I don’t think I agree, because of the many-to-many relationship between neurons and subcircuits. Or, like, I think the standard of ‘reliability’ for this is very low. I don’t have a great explanation / picture for this intuition, and so probably I should refine the picture to make sure it’s real before leaning on it too much?
To be clear, I think I agree with your refinement as a more detailed picture of what’s going on; I guess I just think you’re overselling how wrong the naive version is?
Here’s intuition pump to consider: suppose our net is a complete multigraph: not only is there an edge between every pair of nodes, there’s multiple edges with base-2-exponentially-spaced weights, so we can always pick out a subset of them to get any total weight we please between the two nodes. Clearly, masking can turn this into any circuit we please (with the same number of nodes). But it seems wrong to say that this initial circuit has anything useful in it at all.
That seems right, but also reminds me of the point that you need to randomly initialize your neural nets for gradient descent to work (because otherwise the gradients everywhere are the same). Like, in the randomly initialized net, each edge is going to be part of many subcircuits, both good and bad, and the gradient is basically “what’s your relative contribution to good subcircuits vs. bad subcircuits?”
In hindsight, I probably should have explained this more carefully. “Today’s neural networks already contain dog-recognizing subcircuits at initialization” was not an accurate summary of exactly what I think is implausible.
Here’s a more careful version of the claim:
I do not find it plausible that a random network contains a neuron which acts as a reliable dog-detector. This is the sense in which it’s not plausible that networks contain dog-recognizing subcircuits at initialization. But this is what would be necessary for the “lottery ticket” intuition (i.e. training just picks out some pre-existing useful functionality) to work.

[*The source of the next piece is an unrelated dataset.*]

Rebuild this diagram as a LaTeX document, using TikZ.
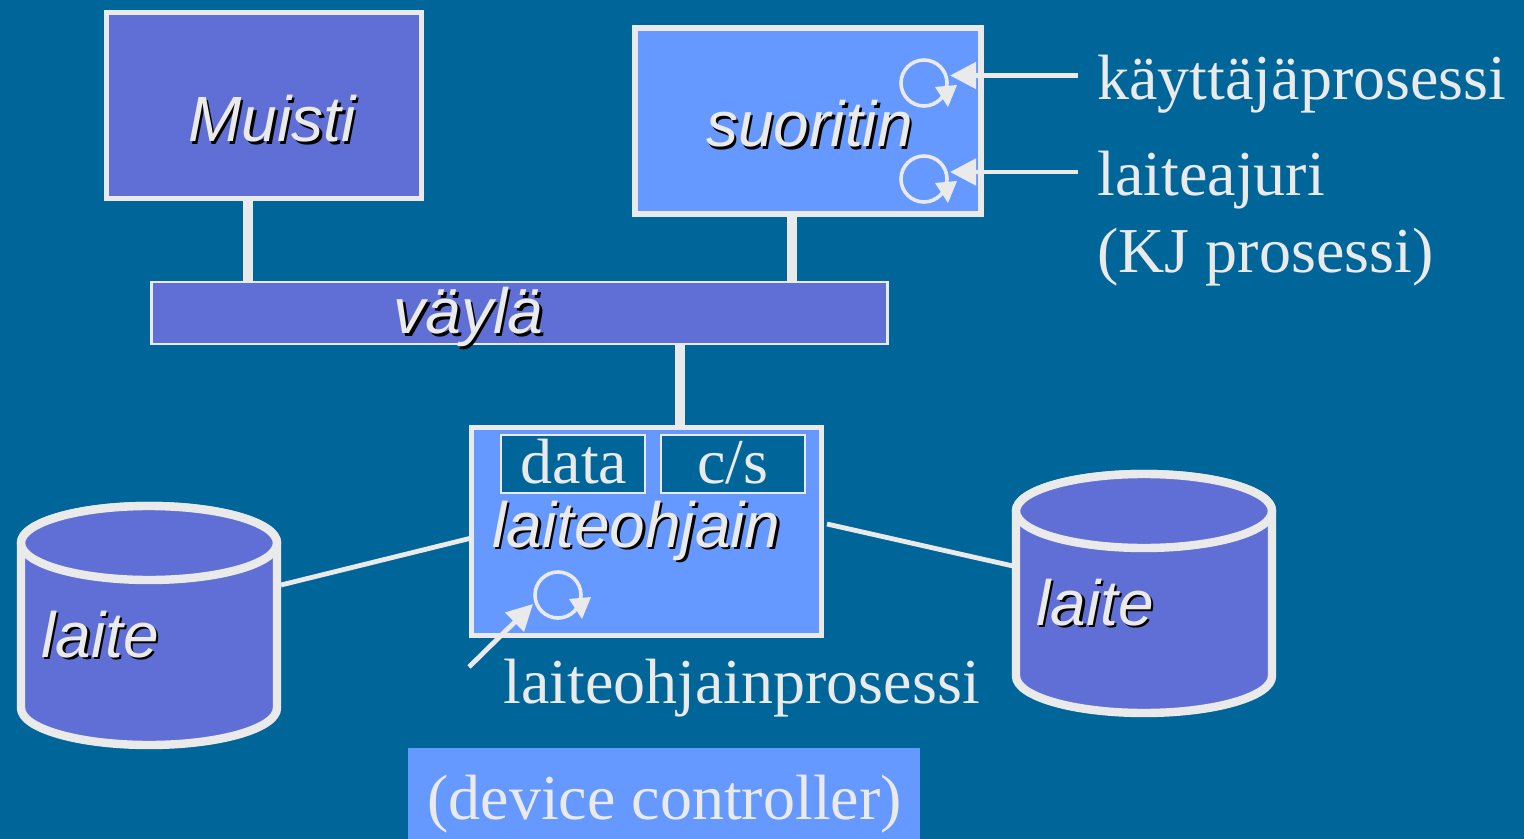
\documentclass[tikz,border=0pt]{standalone}
\usepackage{fontspec}
\setmainfont{Liberation Serif}
\setsansfont{Liberation Sans}
\usetikzlibrary{arrows.meta}
\definecolor{bgblue}{HTML}{006699}
\definecolor{darkbox}{HTML}{5F6FD6}
\definecolor{lightbox}{HTML}{6699FF}
\definecolor{linegray}{HTML}{EAEAEA}
\tikzset{
  box/.style={draw=linegray,line width=2.6pt,outer sep=0pt,inner sep=0pt},
  regbox/.style={draw=linegray,line width=1pt,fill=bgblue,outer sep=0pt,minimum width=72pt,minimum height=29pt,inner sep=0pt},
  txt/.style={text=linegray,font=\fontsize{32}{36}\selectfont,anchor=base west,inner sep=0pt},
  slanted/.style={font=\sffamily\itshape\fontsize{32}{36}\selectfont,anchor=base west,inner sep=0pt},
  bus/.style={draw=linegray,line width=5pt},
  wire/.style={draw=linegray,line width=2.4pt},
  ptr/.style={draw=linegray,line width=2.4pt,-{Triangle[length=13pt,width=13pt]}},
  loopring/.style={circle,draw=linegray,line width=1.8pt,minimum size=23pt,inner sep=0pt,outer sep=0pt},
  cyl/.style={draw=linegray,line width=4.2pt,fill=darkbox,line join=round}
}
\newcommand{\shadowlabel}[3]{
  \node[slanted,text=black,xshift=1.25pt,yshift=-1.25pt] (#1s) at (#2) {#3};
  \node[slanted,text=linegray] (#1) at (#2) {#3};
}
\begin{document}
\begin{tikzpicture}[x=.5pt,y=-.5pt]
  \fill[bgblue] (0,0) rectangle (1524,839);
  \useasboundingbox (0,0) rectangle (1524,839);
  % boxes
  \node[box,fill=darkbox,minimum width=157.5pt,minimum height=93pt] (muisti) at (264,105.5) {};
  \node[box,fill=lightbox,minimum width=173pt,minimum height=93pt] (suoritin) at (808,121) {};
  \node[box,fill=darkbox,line width=1.2pt,minimum width=368pt,minimum height=31pt] (vayla) at (519.5,313) {};
  \node[box,fill=lightbox,minimum width=175pt,minimum height=104pt] (ohjain) at (646.5,531.5) {};
  \node[regbox] (data) at (573,464) {};
  \node[regbox] (cs) at (733,464) {};
  \node[fill=lightbox,minimum width=256pt,minimum height=45.5pt,inner sep=0pt,outer sep=0pt] (devctrl) at (664,793.5) {};
  % bus lines
  \draw[bus] (muisti.south -| 248,0) -- (vayla.north -| 248,0);
  \draw[bus] (suoritin.south -| 792,0) -- (vayla.north -| 792,0);
  \draw[bus] (vayla.south -| 680,0) -- (ohjain.north -| 680,0);
  % devices
  \foreach \nm/\cx/\cy in {laitea/149/543,laiteb/1144/511}{
    \draw[cyl] (\cx-128,\cy) arc[start angle=180,end angle=360,x radius=128,y radius=37]
      -- (\cx+128,\cy+165) arc[start angle=0,end angle=180,x radius=128,y radius=37] -- cycle;
    \draw[cyl] (\cx,\cy) ellipse[x radius=128,y radius=37];
  }
  \coordinate (laitea-e) at (281,585);
  \coordinate (laiteb-w) at (1013,566);
  \draw[wire] (laitea-e) -- (ohjain.west |- 0,538);
  \draw[wire] (laiteb-w) -- (827,524);
  % processes
  \foreach \nm/\cx/\cy in {loopa/924/83,loopb/924/179,loopc/558/595}{
    \node[loopring] (\nm) at (\cx,\cy) {};
    \fill[linegray] (\cx+11,\cy+4) -- (\cx+33,\cy+2) -- (\cx+24,\cy+24) -- cycle;
  }
  \coordinate (kproc) at (1078,75.5);
  \coordinate (ajuri) at (1078,172);
  \coordinate (oproc) at (469,667);
  \coordinate (oproc-tip) at (533,604);
  \draw[ptr] (kproc) -- (kproc -| 950,0);
  \draw[ptr] (ajuri) -- (ajuri -| 950,0);
  \draw[ptr] (oproc) -- (oproc-tip);
  % labels
  \shadowlabel{lmuisti}{188,142}{Muisti}
  \shadowlabel{lsuoritin}{706,147}{suoritin}
  \shadowlabel{lvayla}{393.5,334}{väylä}
  \shadowlabel{lohjain}{492,547}{laiteohjain}
  \shadowlabel{llaitea}{41,657}{laite}
  \shadowlabel{llaiteb}{1036,625}{laite}
  \node[txt,anchor=base] (tdata) at (574,483) {data};
  \node[txt,anchor=base] (tcs) at (733,483) {c/s};
  \node[txt] (tkproc) at (1097,100) {käyttäjäprosessi};
  \node[txt] (tajuri) at (1097,196) {laiteajuri};
  \node[txt] (tkj) at (1097,273) {(KJ prosessi)};
  \node[txt] (toproc) at (503,703) {laiteohjainprosessi};
  \node[txt] (tdev) at (427,819.5) {(device controller)};
\end{tikzpicture}
\end{document}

The original lottery ticket paper (and subsequent work) found subcircuits which detect dogs (or something comparable) after disconnecting them from the rest of the network (i.e. after pruning). The “lottery ticket” story is not actually a good intuition for what’s going on there; the pruning step itself does a whole bunch of optimization work, and “it’s just upweighting a pre-existing function” is not an accurate intuition for that optimization.

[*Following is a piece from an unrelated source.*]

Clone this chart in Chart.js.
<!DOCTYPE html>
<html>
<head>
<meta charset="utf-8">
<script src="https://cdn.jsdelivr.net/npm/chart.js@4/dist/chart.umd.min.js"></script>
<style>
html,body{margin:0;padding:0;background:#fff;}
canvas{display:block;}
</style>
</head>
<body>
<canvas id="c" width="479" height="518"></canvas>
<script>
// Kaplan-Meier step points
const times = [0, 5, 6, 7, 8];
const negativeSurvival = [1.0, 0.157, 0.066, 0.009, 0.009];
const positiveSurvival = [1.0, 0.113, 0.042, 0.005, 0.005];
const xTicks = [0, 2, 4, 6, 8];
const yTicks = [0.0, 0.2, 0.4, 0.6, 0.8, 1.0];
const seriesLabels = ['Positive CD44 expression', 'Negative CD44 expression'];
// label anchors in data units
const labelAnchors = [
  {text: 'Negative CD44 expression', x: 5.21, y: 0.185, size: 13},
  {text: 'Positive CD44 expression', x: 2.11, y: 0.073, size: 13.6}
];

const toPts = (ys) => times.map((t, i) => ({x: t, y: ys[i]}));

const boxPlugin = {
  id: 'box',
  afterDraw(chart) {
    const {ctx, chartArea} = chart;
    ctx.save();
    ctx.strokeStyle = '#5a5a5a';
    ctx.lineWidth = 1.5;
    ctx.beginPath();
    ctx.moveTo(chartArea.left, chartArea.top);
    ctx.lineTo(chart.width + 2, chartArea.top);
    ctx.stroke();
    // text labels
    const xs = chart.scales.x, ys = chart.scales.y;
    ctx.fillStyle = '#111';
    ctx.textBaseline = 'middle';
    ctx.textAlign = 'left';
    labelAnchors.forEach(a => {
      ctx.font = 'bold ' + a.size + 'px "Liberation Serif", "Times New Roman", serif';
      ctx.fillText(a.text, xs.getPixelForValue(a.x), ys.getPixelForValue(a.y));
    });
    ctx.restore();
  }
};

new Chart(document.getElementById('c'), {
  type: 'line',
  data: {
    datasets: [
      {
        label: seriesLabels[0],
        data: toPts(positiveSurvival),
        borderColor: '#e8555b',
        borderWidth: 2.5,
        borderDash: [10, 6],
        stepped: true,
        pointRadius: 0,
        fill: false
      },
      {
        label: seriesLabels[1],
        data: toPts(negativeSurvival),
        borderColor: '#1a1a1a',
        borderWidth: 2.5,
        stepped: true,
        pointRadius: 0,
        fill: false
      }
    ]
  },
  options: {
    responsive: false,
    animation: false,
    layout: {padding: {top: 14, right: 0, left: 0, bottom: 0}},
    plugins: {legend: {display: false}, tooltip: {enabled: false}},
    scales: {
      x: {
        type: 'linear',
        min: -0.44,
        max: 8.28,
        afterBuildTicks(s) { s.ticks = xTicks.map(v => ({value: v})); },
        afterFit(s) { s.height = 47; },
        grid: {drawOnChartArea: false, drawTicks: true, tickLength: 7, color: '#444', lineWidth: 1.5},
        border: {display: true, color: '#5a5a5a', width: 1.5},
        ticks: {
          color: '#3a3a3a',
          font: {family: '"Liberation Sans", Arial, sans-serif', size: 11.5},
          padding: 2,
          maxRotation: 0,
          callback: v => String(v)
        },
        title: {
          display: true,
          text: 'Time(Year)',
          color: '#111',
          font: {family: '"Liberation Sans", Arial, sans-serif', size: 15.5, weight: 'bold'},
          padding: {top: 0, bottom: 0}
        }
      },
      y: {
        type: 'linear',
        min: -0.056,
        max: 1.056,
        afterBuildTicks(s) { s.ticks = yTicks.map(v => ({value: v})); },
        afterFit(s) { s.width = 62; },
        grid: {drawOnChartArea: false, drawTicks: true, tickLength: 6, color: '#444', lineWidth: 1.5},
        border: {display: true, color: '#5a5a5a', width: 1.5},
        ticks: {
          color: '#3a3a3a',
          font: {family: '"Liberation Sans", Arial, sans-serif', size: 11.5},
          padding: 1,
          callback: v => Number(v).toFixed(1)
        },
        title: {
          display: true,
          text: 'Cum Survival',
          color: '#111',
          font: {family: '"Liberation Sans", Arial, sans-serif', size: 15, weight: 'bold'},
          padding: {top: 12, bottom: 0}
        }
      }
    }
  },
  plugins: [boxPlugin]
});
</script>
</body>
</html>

(The paper on randomized filters is orthogonal to this—it sounds like they’re finding that simple features like edge detection do show up in randomly initialized nets, which is totally plausible. But they still need optimization for the deeper/higher-level parts of the net; they’re just using random initialization for the first few layers, assuming I’m understanding it correctly.)
If there were a robust dog-detection neuron at initialization, and SGD just learned to use that neuron’s output, then the “lottery ticket” intuition would be a very good description of what’s going on. But pruning is a very different operation, one which fundamentally changes what a circuit is computing. The first paper you link uses the phrase “masking is training”, which seems like a good way to think about it. A masking operation isn’t just “picking a winning lottery ticket”, it’s changing the functional behavior of the nodes.
I don’t think I agree, because of the many-to-many relationship between neurons and subcircuits. Or, like, I think the standard of ‘reliability’ for this is very low. I don’t have a great explanation / picture for this intuition, and so probably I should refine the picture to make sure it’s real before leaning on it too much?
To be clear, I think I agree with your refinement as a more detailed picture of what’s going on; I guess I just think you’re overselling how wrong the naive version is?
Plausible.
Here’s intuition pump to consider: suppose our net is a complete multigraph: not only is there an edge between every pair of nodes, there’s multiple edges with base-2-exponentially-spaced weights, so we can always pick out a subset of them to get any total weight we please between the two nodes. Clearly, masking can turn this into any circuit we please (with the same number of nodes). But it seems wrong to say that this initial circuit has anything useful in it at all.
That seems right, but also reminds me of the point that you need to randomly initialize your neural nets for gradient descent to work (because otherwise the gradients everywhere are the same). Like, in the randomly initialized net, each edge is going to be part of many subcircuits, both good and bad, and the gradient is basically “what’s your relative contribution to good subcircuits vs. bad subcircuits?”